Your objective
Pictures stay out. Extract the lines below from the first one through the line with "11.5, 5, 2, 1, 1];", both included.

--*--

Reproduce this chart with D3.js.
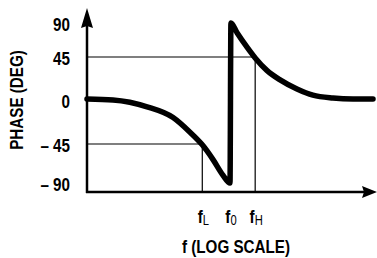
<!DOCTYPE html>
<html>
<head>
<meta charset="utf-8">
<script src="https://cdn.jsdelivr.net/npm/d3@7"></script>
<style>
  body { margin: 0; background: #fff; }
  text { font-family: "Liberation Sans", Arial, Helvetica, sans-serif; font-weight: bold; fill: #000; }
</style>
</head>
<body>
<script>
// phase response (frequency relative to f0, log axis)
var freq  = [0.1, 0.152, 0.263, 0.40, 0.525, 0.64, 0.761, 0.893, 1.0, 1.015, 1.12, 1.315, 1.5, 1.81, 2.24, 2.94, 3.80, 5.25, 7.25, 10];
var phase = [1, 0, -7, -18, -33, -46, -63, -81, -90, 90, 77, 58, 44, 31, 21, 11.5, 5, 2, 1, 1];

var phaseTicks  = [90, 45, 0, -45, -90];
var phaseLabels = ["90", "45", "0", "\u2013 45", "\u2013 90"];

var freqTicks = [0.64, 1.0, 1.5];
var freqSubs  = ["L", "0", "H"];

var fL = 0.64, fH = 1.5;

var width = 377, height = 258;
var narrow = 0.8; // no condensed face installed, squeeze the bold sans instead

var svg = d3.select("body").append("svg")
  .attr("width", width)
  .attr("height", height);

var x = d3.scaleLog()
  .domain([0.1, 10])
  .range([87, 373]);

// the sketch isn't evenly spaced, so a piecewise linear scale
var y = d3.scaleLinear()
  .domain([-90, -45, 0, 45, 90])
  .range([183, 144, 100, 57, 23]);

var axisY = 192;
var axisX = 87;

function place(px, py) {
  return "translate(" + px + "," + py + ") scale(" + narrow + ",1)";
}

// thin guide lines at +/-45 deg
svg.append("line")
  .attr("x1", axisX).attr("x2", x(fH))
  .attr("y1", y(45)).attr("y2", y(45))
  .attr("stroke", "#000").attr("stroke-width", 1.2);
svg.append("line")
  .attr("x1", x(fH)).attr("x2", x(fH))
  .attr("y1", y(45)).attr("y2", axisY)
  .attr("stroke", "#000").attr("stroke-width", 1.2);
svg.append("line")
  .attr("x1", axisX).attr("x2", x(fL))
  .attr("y1", y(-45)).attr("y2", y(-45))
  .attr("stroke", "#000").attr("stroke-width", 1.2);
svg.append("line")
  .attr("x1", x(fL)).attr("x2", x(fL))
  .attr("y1", y(-45)).attr("y2", axisY)
  .attr("stroke", "#000").attr("stroke-width", 1.2);

// axes with arrow heads
svg.append("line")
  .attr("x1", axisX).attr("x2", axisX)
  .attr("y1", axisY + 1).attr("y2", 20)
  .attr("stroke", "#000").attr("stroke-width", 2.5);
svg.append("path")
  .attr("d", "M" + axisX + ",8 L" + (axisX + 6) + ",28 L" + axisX + ",26 L" + (axisX - 6) + ",28 Z")
  .attr("fill", "#000");

svg.append("line")
  .attr("x1", axisX - 1).attr("x2", 366)
  .attr("y1", axisY).attr("y2", axisY)
  .attr("stroke", "#000").attr("stroke-width", 2.5);
svg.append("path")
  .attr("d", "M377," + axisY + " L362," + (axisY - 6) + " L364," + axisY + " L362," + (axisY + 6) + " Z")
  .attr("fill", "#000");

// y tick labels
svg.selectAll(".ylab")
  .data(phaseTicks)
  .enter().append("text")
  .attr("class", "ylab")
  .attr("transform", function(d) { return place(70, y(d) + 8); })
  .attr("text-anchor", "end")
  .style("font-size", "19px")
  .text(function(d, i) { return phaseLabels[i]; });

// x tick labels: f with subscript
var xl = svg.selectAll(".xlab")
  .data(freqTicks)
  .enter().append("text")
  .attr("class", "xlab")
  .attr("transform", function(d) { return place(x(d) + 1, 223); })
  .attr("text-anchor", "middle")
  .style("font-size", "19px");
xl.append("tspan").text("f");
xl.append("tspan")
  .attr("dy", 2)
  .style("font-size", "14px")
  .style("font-weight", "normal")
  .text(function(d, i) { return freqSubs[i]; });

// axis titles
svg.append("text")
  .attr("transform", "translate(23,100) rotate(-90) scale(" + narrow + ",1)")
  .attr("text-anchor", "middle")
  .style("font-size", "19px")
  .text("PHASE (DEG)");

svg.append("text")
  .attr("transform", place(236, 253))
  .attr("text-anchor", "middle")
  .style("font-size", "19px")
  .text("f (LOG SCALE)");

// the phase curve
var pts = freq.map(function(f, i) { return [f, phase[i]]; });
var line = d3.line()
  .x(function(d) { return x(d[0]); })
  .y(function(d) { return y(d[1]); })
  .curve(d3.curveMonotoneX);

svg.append("path")
  .datum(pts)
  .attr("d", line)
  .attr("fill", "none")
  .attr("stroke", "#000")
  .attr("stroke-width", 5.5)
  .attr("stroke-linejoin", "round")
  .attr("stroke-linecap", "round");
</script>
</body>
</html>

--*--

Correct result
Reproduce this chart with D3.js.
<!DOCTYPE html>
<html>
<head>
<meta charset="utf-8">
<script src="https://cdn.jsdelivr.net/npm/d3@7"></script>
<style>
  body { margin: 0; background: #fff; }
  text { font-family: "Liberation Sans", Arial, Helvetica, sans-serif; font-weight: bold; fill: #000; }
</style>
</head>
<body>
<script>
// phase response (frequency relative to f0, log axis)
var freq  = [0.1, 0.152, 0.263, 0.40, 0.525, 0.64, 0.761, 0.893, 1.0, 1.015, 1.12, 1.315, 1.5, 1.81, 2.24, 2.94, 3.80, 5.25, 7.25, 10];
var phase = [1, 0, -7, -18, -33, -46, -63, -81, -90, 90, 77, 58, 44, 31, 21, 11.5, 5, 2, 1, 1];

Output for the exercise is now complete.